Edmund Joseph Flaherty (March 8, 1897 – December 2, 1970) was an American film actor who appeared in about 200 films.

Biography

Early life
Flaherty was born Edmund Joseph Flaherty in Washington, D.C.; the son of Mary Rose Ella (née Wilson) and Michael Joseph Flaherty.  He was the older brother of writer Vincent X. Flaherty. Flaherty had Irish ancestry. Pat attended Eastern High School, and Dean College in Franklin, Massachusetts.  After playing baseball, he attended Princeton University and graduated on January 26, 1918.  Flaherty served in the United States Army during the Pancho Villa Expedition and then as a pilot in World War I.

Early athletic career
Flaherty was a popular Washington, D.C. athlete and coach, who went on to become a professional baseball and football player who pitched for John McGraw's New York Giants, and punted for George Halas' Chicago Bears. After his professional athletic career ended, he went into the music publishing business with the legendary DeSylva, Brown and Henderson during the time of Mayor Jimmy Walker in New York.

Acting career
Flaherty relocated to Hollywood to take a position as a producer at 20th Century Fox for the owner Joseph P. Kennedy when the Great Depression began. Subsequently, he found work as an actor and technical advisor in over 200 motion pictures.

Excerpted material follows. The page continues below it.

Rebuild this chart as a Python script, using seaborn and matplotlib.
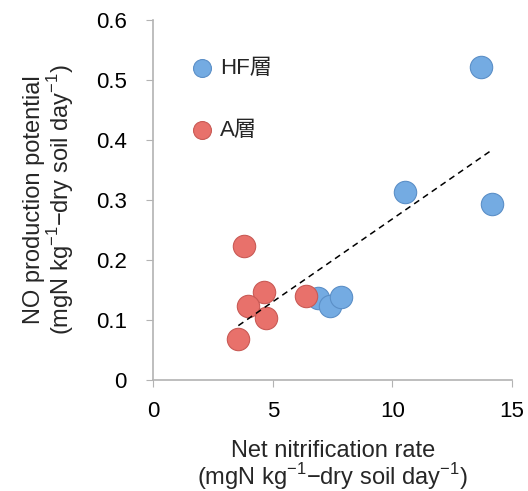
import numpy as np
import pandas as pd
import matplotlib
matplotlib.use("Agg")
import matplotlib.pyplot as plt
import seaborn as sns

# values
hf_x = [13.68, 14.14, 10.54, 6.90, 7.41, 7.87]
hf_y = [0.522, 0.293, 0.313, 0.137, 0.123, 0.138]
a_x = [3.81, 4.64, 3.97, 4.73, 3.56, 6.40]
a_y = [0.223, 0.147, 0.123, 0.103, 0.068, 0.140]
layers = ["HF層", "A層"]

df = pd.DataFrame({
    "x": hf_x + a_x,
    "y": hf_y + a_y,
    "layer": [layers[0]] * len(hf_x) + [layers[1]] * len(a_x),
})

sns.set_style("white")
plt.rcParams["font.family"] = ["Liberation Sans", "Noto Sans CJK JP"]
plt.rcParams["mathtext.fontset"] = "custom"
plt.rcParams["mathtext.rm"] = "Liberation Sans"

fig = plt.figure(figsize=(5.28, 4.91), dpi=100)
ax = fig.add_axes([0.29, 0.226, 0.68, 0.733])

pal = {"HF層": "#74abe2", "A層": "#e8716b"}
edges = {"HF層": "#5b8fc7", "A層": "#c95a55"}
for lay in layers:
    sub = df[df.layer == lay]
    sns.scatterplot(data=sub, x="x", y="y", ax=ax, s=260, color=pal[lay],
                    edgecolor=edges[lay], linewidth=0.8, label=lay, zorder=3)

# linear trend over all points
k, b = np.polyfit(df.x, df.y, 1)
xs = np.array([df.x.min(), df.x.max()])
ax.plot(xs, k * xs + b, ls=(0, (4, 3)), color="black", lw=1.1, zorder=4)

ax.set_xlim(0, 15)
ax.set_ylim(0, 0.6)
ax.set_xticks([0, 5, 10, 15])
ax.set_yticks([0, 0.1, 0.2, 0.3, 0.4, 0.5, 0.6])
ax.set_yticklabels(["0", "0.1", "0.2", "0.3", "0.4", "0.5", "0.6"])
for s in ["top", "right"]:
    ax.spines[s].set_visible(False)
for s in ["left", "bottom"]:
    ax.spines[s].set_color("#b3b3b3")
    ax.spines[s].set_linewidth(1.2)
ax.tick_params(axis="both", labelsize=16, colors="black", length=5, color="#b3b3b3",
               direction="out", left=True, bottom=True)
ax.tick_params(axis="y", pad=14)
ax.tick_params(axis="x", pad=10)

ax.set_xlabel("Net nitrification rate\n(mgN kg$^{-1}$−dry soil day$^{-1}$)", fontsize=17,
              labelpad=13, linespacing=0.95)
ax.set_ylabel("NO production potential\n(mgN kg$^{-1}$−dry soil day$^{-1}$)", fontsize=17,
              labelpad=14, linespacing=1.0)

leg = ax.legend(loc="upper left", bbox_to_anchor=(0.043, 0.95), frameon=False, fontsize=16,
                markerscale=0.8, labelspacing=1.85, handletextpad=0.2, handlelength=1.2)

fig.savefig("out.png", dpi=100)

Flaherty can be seen in roles both large and small in films such as Death on the Diamond (1934), Mutiny on the Bounty (1935), Sergeant York (1941), Yankee Doodle Dandy (1942), The Pride of the Yankees (1942), It Happened in Flatbush (1942), and a bit appearance as a bewildered Marine in Stage Door Canteen.

In 1943 he was commissioned in the US Marine Corps as a captain. He returned to the Corps for the Korean War and finished his service as a major.

He resumed his acting career after the war with The Stratton Story (1949, as the Western All-Stars coach), The Jackie Robinson Story (1950) and The Winning Team (1952, as legendary umpire Bill Klem). He was given the task of making William Bendix look, move and act like Babe Ruth in The Babe Ruth Story, and Gary Cooper to pitch, look, move and act like Lou Gehrig in Pride of the Yankees. Outside the realm of baseball, Flaherty was usually cast in blunt, muscle-bound roles, notably Fredric March's taciturn male nurse "Cuddles" in A Star is Born (1937). One of Flaherty's most unusual roles was in Wheeler & Woolsey's Off Again, On Again (1937), in which his character finds his wife (played by actress Patricia Wilder) in a compromising position with Bert Wheeler; he does not pummel the hapless Wheeler as expected, but instead meekly apologizes for his wife's flirtatiousness.

Personal life
Pat Flaherty was married twice. His first wife was the former Dorothy Fiske. The couple had one child, Edmund Flaherty, Jr. who was born in 1919 and died in 1995, by which time his name had been changed to Edmund Graham. On January 19, 1929, Flaherty married Dorothea Xaviera Fugazy, the daughter of boxing promoter Jack Fugazy aka Humbert Fugazy. They had two children, Patrick Joseph Flaherty and Frances X. Flaherty Knox.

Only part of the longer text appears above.